Let's say i have to deliver dynamic content for my website that can be updated at anytime. I want to cache data to get the most optimal performances.
I think the most accurate thing to do is keeping data in the cache as long as the data hasn't changed. So it involves using no-cache
options.
The problem is i don't know if this is really a good choice. Each time someone will request these data, the cache server will request the origin server and ask if data has changed since then. So i don't know what is the difference with no-store
option where data are not cached at all (in term of performance). What i mean is that i think the bandwitdh volume will be used pretty in the same way (am i right ?)
So, if each single time a request is made, my cache server must check the source server so what is the difference with requesting directly the source server ?
Is there any option to set the cache in order to make it fetch new data if and only an update has really occured ?

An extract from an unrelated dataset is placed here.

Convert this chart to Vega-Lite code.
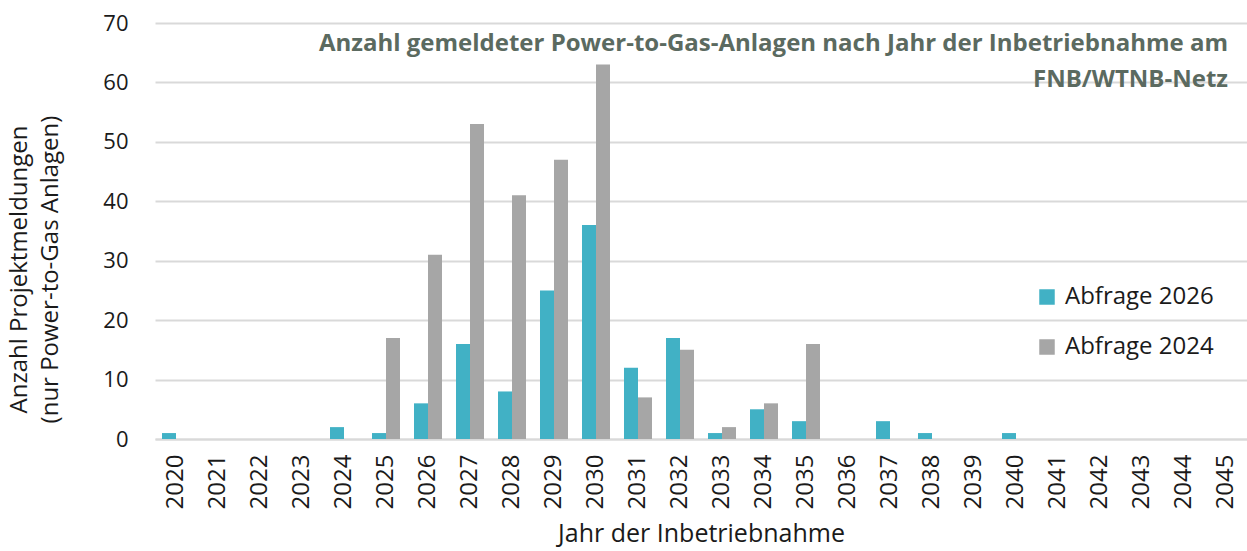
{
  "$schema": "https://vega.github.io/schema/vega-lite/v6.json",
  "width": 1092,
  "height": 416,
  "autosize": {"type": "none"},
  "padding": {"left": 155, "top": 23, "right": 0, "bottom": 112},
  "background": "white",
  "config": {
    "font": "Open Sans",
    "view": {"stroke": null}
  },
  "title": {
    "text": ["Anzahl gemeldeter Power-to-Gas-Anlagen nach Jahr der Inbetriebnahme am", "FNB/WTNB-Netz"],
    "orient": "top",
    "anchor": "end",
    "frame": "group",
    "align": "right",
    "baseline": "top",
    "offset": 0,
    "dy": 80,
    "dx": -19,
    "font": "Open Sans",
    "fontSize": 24,
    "fontWeight": "bold",
    "color": "#5b6a60",
    "lineHeight": 36
  },
  "data": {
    "values": [
      {"jahr": "2020", "serie": "Abfrage 2026", "anzahl": 1},
      {"jahr": "2020", "serie": "Abfrage 2024", "anzahl": 0},
      {"jahr": "2021", "serie": "Abfrage 2026", "anzahl": 0},
      {"jahr": "2021", "serie": "Abfrage 2024", "anzahl": 0},
      {"jahr": "2022", "serie": "Abfrage 2026", "anzahl": 0},
      {"jahr": "2022", "serie": "Abfrage 2024", "anzahl": 0},
      {"jahr": "2023", "serie": "Abfrage 2026", "anzahl": 0},
      {"jahr": "2023", "serie": "Abfrage 2024", "anzahl": 0},
      {"jahr": "2024", "serie": "Abfrage 2026", "anzahl": 2},
      {"jahr": "2024", "serie": "Abfrage 2024", "anzahl": 0},
      {"jahr": "2025", "serie": "Abfrage 2026", "anzahl": 1},
      {"jahr": "2025", "serie": "Abfrage 2024", "anzahl": 17},
      {"jahr": "2026", "serie": "Abfrage 2026", "anzahl": 6},
      {"jahr": "2026", "serie": "Abfrage 2024", "anzahl": 31},
      {"jahr": "2027", "serie": "Abfrage 2026", "anzahl": 16},
      {"jahr": "2027", "serie": "Abfrage 2024", "anzahl": 53},
      {"jahr": "2028", "serie": "Abfrage 2026", "anzahl": 8},
      {"jahr": "2028", "serie": "Abfrage 2024", "anzahl": 41},
      {"jahr": "2029", "serie": "Abfrage 2026", "anzahl": 25},
      {"jahr": "2029", "serie": "Abfrage 2024", "anzahl": 47},
      {"jahr": "2030", "serie": "Abfrage 2026", "anzahl": 36},
      {"jahr": "2030", "serie": "Abfrage 2024", "anzahl": 63},
      {"jahr": "2031", "serie": "Abfrage 2026", "anzahl": 12},
      {"jahr": "2031", "serie": "Abfrage 2024", "anzahl": 7},
      {"jahr": "2032", "serie": "Abfrage 2026", "anzahl": 17},
      {"jahr": "2032", "serie": "Abfrage 2024", "anzahl": 15},
      {"jahr": "2033", "serie": "Abfrage 2026", "anzahl": 1},
      {"jahr": "2033", "serie": "Abfrage 2024", "anzahl": 2},
      {"jahr": "2034", "serie": "Abfrage 2026", "anzahl": 5},
      {"jahr": "2034", "serie": "Abfrage 2024", "anzahl": 6},
      {"jahr": "2035", "serie": "Abfrage 2026", "anzahl": 3},
      {"jahr": "2035", "serie": "Abfrage 2024", "anzahl": 16},
      {"jahr": "2036", "serie": "Abfrage 2026", "anzahl": 0},
      {"jahr": "2036", "serie": "Abfrage 2024", "anzahl": 0},
      {"jahr": "2037", "serie": "Abfrage 2026", "anzahl": 3},
      {"jahr": "2037", "serie": "Abfrage 2024", "anzahl": 0},
      {"jahr": "2038", "serie": "Abfrage 2026", "anzahl": 1},
      {"jahr": "2038", "serie": "Abfrage 2024", "anzahl": 0},
      {"jahr": "2039", "serie": "Abfrage 2026", "anzahl": 0},
      {"jahr": "2039", "serie": "Abfrage 2024", "anzahl": 0},
      {"jahr": "2040", "serie": "Abfrage 2026", "anzahl": 1},
      {"jahr": "2040", "serie": "Abfrage 2024", "anzahl": 0},
      {"jahr": "2041", "serie": "Abfrage 2026", "anzahl": 0},
      {"jahr": "2041", "serie": "Abfrage 2024", "anzahl": 0},
      {"jahr": "2042", "serie": "Abfrage 2026", "anzahl": 0},
      {"jahr": "2042", "serie": "Abfrage 2024", "anzahl": 0},
      {"jahr": "2043", "serie": "Abfrage 2026", "anzahl": 0},
      {"jahr": "2043", "serie": "Abfrage 2024", "anzahl": 0},
      {"jahr": "2044", "serie": "Abfrage 2026", "anzahl": 0},
      {"jahr": "2044", "serie": "Abfrage 2024", "anzahl": 0},
      {"jahr": "2045", "serie": "Abfrage 2026", "anzahl": 0},
      {"jahr": "2045", "serie": "Abfrage 2024", "anzahl": 0}
    ]
  },
  "mark": {"type": "bar"},
  "encoding": {
    "x": {
      "field": "jahr",
      "type": "ordinal",
      "scale": {"paddingInner": 0.3333, "paddingOuter": 0.1667},
      "axis": {
        "title": "Jahr der Inbetriebnahme",
        "titleFont": "Open Sans",
        "titleFontSize": 25,
        "titleFontWeight": "normal",
        "titleColor": "#1a1a1a",
        "titlePadding": 13,
        "labelAngle": -90,
        "labelFont": "Open Sans",
        "labelFontSize": 24,
        "labelColor": "#1a1a1a",
        "labelPadding": 15,
        "ticks": false,
        "domainColor": "#d9d9d9",
        "domainWidth": 2,
        "grid": false
      }
    },
    "xOffset": {"field": "serie", "type": "nominal", "sort": ["Abfrage 2026", "Abfrage 2024"]},
    "y": {
      "field": "anzahl",
      "type": "quantitative",
      "scale": {"domain": [0, 70]},
      "axis": {
        "values": [0, 10, 20, 30, 40, 50, 60, 70],
        "title": ["Anzahl Projektmeldungen", "(nur Power-to-Gas Anlagen)"],
        "titleFont": "Open Sans",
        "titleFontSize": 24,
        "titleFontWeight": "normal",
        "titleColor": "#1a1a1a",
        "titleLineHeight": 31,
        "titlePadding": 40,
        "titleY": 246,
        "labelFont": "Open Sans",
        "labelFontSize": 22,
        "labelColor": "#1a1a1a",
        "labelPadding": 27,
        "ticks": false,
        "domain": false,
        "gridColor": "#d9d9d9",
        "gridWidth": 2
      }
    },
    "color": {
      "field": "serie",
      "type": "nominal",
      "sort": ["Abfrage 2026", "Abfrage 2024"],
      "scale": {"domain": ["Abfrage 2026", "Abfrage 2024"], "range": ["#41b1c5", "#a6a6a6"]},
      "legend": {
        "title": null,
        "orient": "none",
        "legendX": 880,
        "legendY": 262,
        "symbolType": "square",
        "symbolSize": 240,
        "symbolStrokeWidth": 0,
        "labelFont": "Open Sans",
        "labelFontSize": 24,
        "labelColor": "#1a1a1a",
        "rowPadding": 26,
        "labelOffset": 6
      }
    }
  }
}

ETags are one way to go. If you can associate a reasonable short, unique string with your dynamic content then you can use that identifier in the HTTP response headers as:
Cache-Control: public, must-revalidate, max-age=60
ETag: <content identifer>
It's important that the content identifier changes it the content changes, so for example using the hex encoded hash of the content would work. The client will then use the ETag by sending an In-None-Match header in a GET request:
If-None-Match: <previous etag>
The server should send a 304 Not Modified response if the content's ETag has not changed, or send a full 200 OK response with the updated content and a new ETag otherwise.
The other option to to support the If-Modified-Since header on the server. This header allows the client to request content only if it has been modified since the specified date, otherwise the server should return a 304 Not Modified response with no content.